Dry Bulk Market on the Rise

Dry Bulk Market on the Rise



The dry bulk market has grown over the past weeks, as a combination of factors have offered support to the freight rate market. In its latest weekly report, shipbroker Xclusiv said that “the dry market definitely strikes back with BDI at 1,944 points, at levels not seen since 10 October 2022 when the index was at 1944 points. So, BDI is at one years’ high and 267% higher than one year’s low of 530 points on 16 February 2023. Cape freight rates are to “blame” for the return of the Bulkers’ market as they have increased by 1,183% from the February 2023 lows. The average 5 T/C Routes for Cape are now at USD 27,445/day, the highest point since 26 May 2022. Panamax, Supramax and Handysize rates have also rebounded from their July 2023 lows, but their move is not as impressive as Capesize’s. The average 5 T/C Routes for Panamax is at USD 14,151/day, the average 10T/C for Supramax is at USD 13,558/day and the average 7 T/C for Handysize is at USD 12,144/day, levels last seen at the end of March 2023”.

Source: Xclusiv

According to Xclusiv, “the low rainy season has benefited the seaborne trade of iron ore. This, along with the unexpected increase of China’s Manufacturing Purchasing Managers’ Index and the tight vessel supply are the main reasons for this strong upward trend in the market. But there is more good news that create positive prospects as US investment bank Citigroup has increased its forecast for China’s gross domestic product growth this year to 5 per cent, citing stronger than expected policy support and a “clear cyclical bottom” for the economy. The bank had previously downgraded its forecast to 4.7 per cent annual growth owing to “disappointment” over the pace of Beijing’s policy support after a post-Covid-19 rebound fizzled out and a property sector liquidity crisis worsened. Citigroup said in its latest upgrade that it anticipated improvements in industrial production, consumer spending and global trade conditions to boost the Chinese economy and that recent policy support, which included lowering property downpayment requirements and mortgage rates, had “exceeded expectations”, said the shipbroker.
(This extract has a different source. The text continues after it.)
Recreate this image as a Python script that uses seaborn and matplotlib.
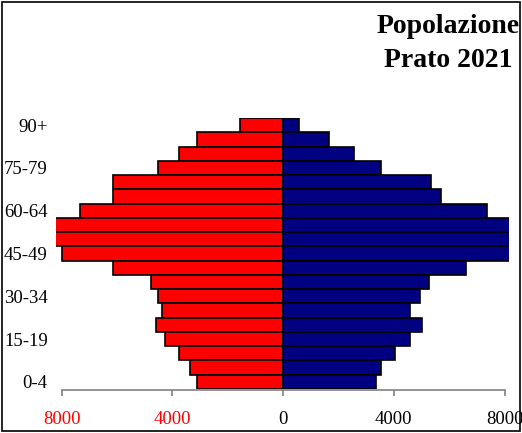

Meanwhile, “in the Ukrainian war side, the re-established Black Sea grain corridor from the Kyiv government is compensating the risky owners that use it with superior earnings. As it was mentioned before, the average 7 T/C for Handysize is at USD 12,144/day but handysizes that visit Ukraine’s ports north of Danube, to transfer Ukrainian grains, are earning more than USD 40,000/day according to market sources. Ukraine guarantees the safety of ships but it is clear that there is high risk from the Russian side. For example a small Turkish-flagged general cargo ship was struck by a mine last Thursday in the Black Sea off the coast of Romania near the entrance to the Sulina Canal. Greece has proposed to join forces along with Lithuania and Croatia and use its ports in the Aegean Sea as an extra corridor for the export of grain, adding another alternative for Ukraine”, Xclusiv said.

Source: Xclusiv

The shipbroker added that “it’s not only the Ukrainian war and its repercussions to shipping that we should consider, but also the Israeli-Palestinian conflict threatening to inflame tensions in the Middle East, which is another wild card added to the “charts”, triggering oil market’s reaction. Since the beginning of the conflict (7th October 2023), WTI and Brent crude futures jumped around 5% to USD 86 and USD 87 per barrel respectively. A significant increase compared to their previous week performance, when oil prices have noted their sharpest weekly drop since March 2023, with WTI and Brent crude futures having lost around 9% w-o-w. On another tone, Russia’s government announcement to lift the ban, imposed 2 weeks ago to protect domestic supplies and prices, on most of its diesel exports, has affected positive the tanker market and especially the product tankers. Russia’s movement to ban diesel and gasoline exports last month had threatened to tighten global supplies. A large chunk of last month’s restrictions has been lifted by Russia’s government with the withdrawal of its bans on diesel exports delivered via pipelines to sea ports, provided that at least half of the fuel produced will be consumed on the domestic market. Diesel prices in Europe fell more than 3 percent, as that move triggered a sell-off in diesel markets. MR Pacific Basket seems to react positive to that announcement, closing the week at USD 37,200/day and gaining around USD 10K/day in three days”, Xclusiv concluded.